A reasonable assumption would be that Arnott and Patterson are aware the public defender's office is overwhelmed. And a citizen might think, knowing that, the sheriff and PA would bring only cases that had at least a whiff of merit. But dumping bogus cases like Carol's on a system that already is struggling to stay afloat, just makes the situation worse -- and it is a disservice to Missouri taxpayers.

(2) Calcified judges don't help -- As we've reported previously, Judge Palmietto has made correct rulings and asked probing questions that indicate she has the integrity and intellect to handle Carol's case properly. But we don't understand why the judge is acting so slowly. If the public defender's caseload is excessive, one can assume judges' dockets also are overloaded. You'd think that might motivate Palmietto to dismiss the charges -- especially since Carol, while acting pro se,  filed documents in March, April, and May that, by law, should have forced the charges to be dropped months ago. Palmietto has stated in court that she is aware those motions have been filed, but we've seen no sign that she has considered them. Since Carol's injuries were disclosed in court about a month ago, Palmietto has made statements indicating she suspects the charges against Carol are bogus. So, why hasn't she considered motions that are on the docket, make the lawful ruling to dismiss the charges, and do everyone in a swamped system (including herself) a favor?

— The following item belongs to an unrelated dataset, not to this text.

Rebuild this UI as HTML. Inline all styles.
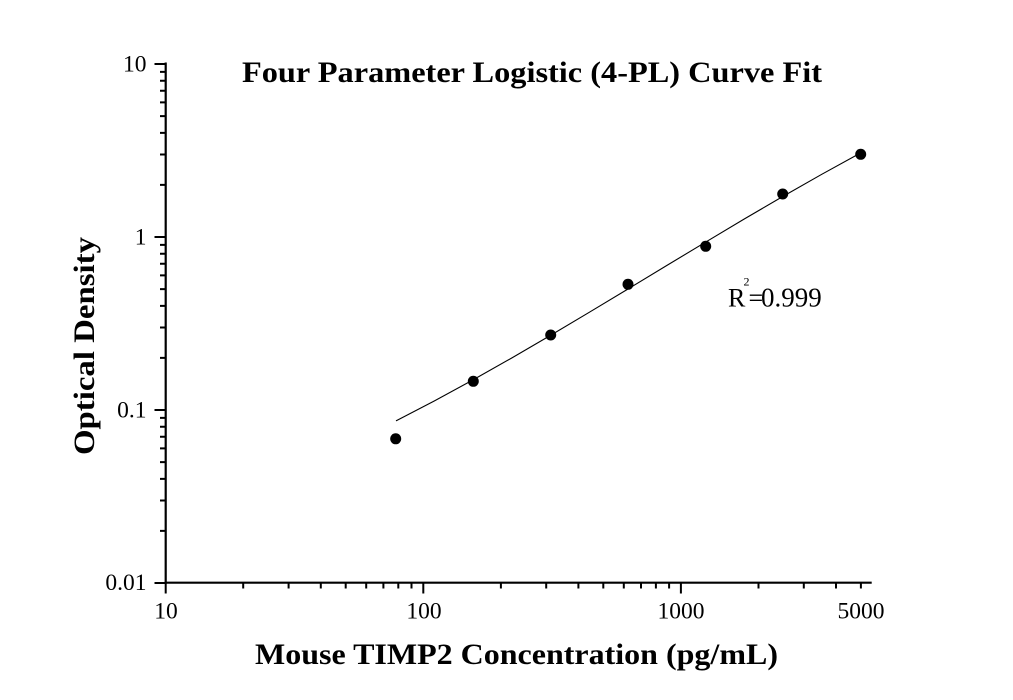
<!DOCTYPE html>
<html>
<head>
<meta charset="utf-8">
<style>
  html,body{margin:0;padding:0;background:#fff;}
  svg{display:block;}
  text{font-family:"Liberation Serif","Times New Roman",serif;fill:#000;}
</style>
</head>
<body>
<svg width="1013" height="700" viewBox="0 0 1013 700" xmlns="http://www.w3.org/2000/svg">
  <rect width="1013" height="700" fill="#fff"/>

  <!-- Title -->
  <text x="242" y="82" font-size="30" font-weight="bold" textLength="580" lengthAdjust="spacingAndGlyphs">Four Parameter Logistic (4-PL) Curve Fit</text>

  <!-- Axes -->
  <g stroke="#000" stroke-width="2.2" fill="none">
    <line x1="165.7" y1="62.5" x2="165.7" y2="583.8"/>
    <line x1="164.6" y1="582.7" x2="871.7" y2="582.7"/>
  </g>

  <!-- Y ticks -->
  <g stroke="#000" stroke-width="2" fill="none">
    <path d="M154.5 64H165.7 M154.5 237H165.7 M154.5 410H165.7 M154.5 583H165.7"/>
    <path d="M160 184.9H165.7 M160 154.5H165.7 M160 132.9H165.7 M160 116.1H165.7 M160 102.4H165.7 M160 90.8H165.7 M160 80.8H165.7 M160 71.9H165.7
             M160 357.9H165.7 M160 327.5H165.7 M160 305.9H165.7 M160 289.1H165.7 M160 275.4H165.7 M160 263.8H165.7 M160 253.8H165.7 M160 244.9H165.7
             M160 530.9H165.7 M160 500.5H165.7 M160 478.9H165.7 M160 462.1H165.7 M160 448.4H165.7 M160 436.8H165.7 M160 426.8H165.7 M160 417.9H165.7"/>
  </g>

  <!-- X ticks -->
  <g stroke="#000" stroke-width="2" fill="none">
    <path d="M165.7 582.7V593.5 M423.3 582.7V593.5 M680.9 582.7V593.5"/>
    <path d="M243.2 582.7V588.5 M288.6 582.7V588.5 M320.8 582.7V588.5 M345.7 582.7V588.5 M366.2 582.7V588.5 M383.4 582.7V588.5 M398.3 582.7V588.5 M411.5 582.7V588.5
             M500.9 582.7V588.5 M546.2 582.7V588.5 M578.4 582.7V588.5 M603.3 582.7V588.5 M623.8 582.7V588.5 M641.0 582.7V588.5 M655.9 582.7V588.5 M669.1 582.7V588.5
             M758.5 582.7V588.5 M803.8 582.7V588.5 M836.0 582.7V588.5 M860.9 582.7V588.5"/>
  </g>

  <!-- Y tick labels -->
  <g font-size="23.5" text-anchor="end">
    <text x="146.5" y="71.5">10</text>
    <text x="146.5" y="244.5">1</text>
    <text x="146.5" y="417.5">0.1</text>
    <text x="146.5" y="590">0.01</text>
  </g>

  <!-- X tick labels -->
  <g font-size="23.5" text-anchor="middle">
    <text x="166" y="618.5">10</text>
    <text x="424" y="618.5">100</text>
    <text x="681" y="618.5">1000</text>
    <text x="861" y="618.5">5000</text>
  </g>

  <!-- Axis labels -->
  <text x="255" y="664" font-size="30" font-weight="bold" textLength="523" lengthAdjust="spacingAndGlyphs">Mouse TIMP2 Concentration (pg/mL)</text>
  <text transform="translate(94,455) rotate(-90)" x="0" y="0" font-size="30" font-weight="bold" textLength="218" lengthAdjust="spacingAndGlyphs">Optical Density</text>

  <!-- Fit curve -->
  <polyline points="396,420.9 434.25,401.0 473,379.9 511.75,358.0 550.5,335.4 589.25,312.3 628,289.0 666.75,265.5 705.5,242.2 744.25,219.0 783,196.4 821.75,174.3 860.5,153.0"
        fill="none" stroke="#000" stroke-width="1.1" stroke-linejoin="round"/>

  <!-- Data points -->
  <g fill="#000">
    <circle cx="395.7" cy="438.8" r="5.5"/>
    <circle cx="473.3" cy="381.3" r="5.5"/>
    <circle cx="550.7" cy="335" r="5.5"/>
    <circle cx="628" cy="284.3" r="5.5"/>
    <circle cx="705.7" cy="246.3" r="5.5"/>
    <circle cx="782.7" cy="194" r="5.5"/>
    <circle cx="860.7" cy="154.3" r="5.5"/>
  </g>

  <!-- R^2 annotation -->
  <text font-size="26" x="728" y="306.5">R</text>
  <text font-size="12" x="743.5" y="285.5">2</text>
  <text font-size="26" x="748.5" y="306.5">=</text>
  <text font-size="27" x="761" y="306.5">0.999</text>
</svg>
</body>
</html>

(3) Public defenders themselves sometimes don't help -- Patty Poe, Carol's attorney, is one of those overwhelmed public defenders. So why does Poe seem reluctant to have Carol's case dismissed. She repeatedly has discussed with us various options for the case going to trial. But the case, by law, can't go to trial. Carol has spelled out for her five or six grounds upon which the charges must be dropped, but Poe seems reluctant to take action on them.

Poe does seem willing to do at least a limited amount of discovery, which we appreciate, and it has yielded some valuable information. But discovery, which is for producing facts, should not be necessary because this case must be dismissed as a matter of law. Poe, in her own self interest, should want Carol's case booted ASAP. So, why hasn't she taken action?

It should not be hard. As already noted, the so-called "victim" has made statements in writing to show that Carol did not assault him -- as the offense is defined under Missouri law. Will Poe file the appropriate motion? She hasn't yet, but she soon will receive pressure from us to do just that.

Bottom line: Inadequate funding is a major cause of what has been described as a "constitutional crisis" with Missouri's PD system. But members of the "justice system" contribute to the problem by bringing bogus cases and allowing them to linger much longer than they should on the docket -- even when facts and law plainly show they must be dismissed.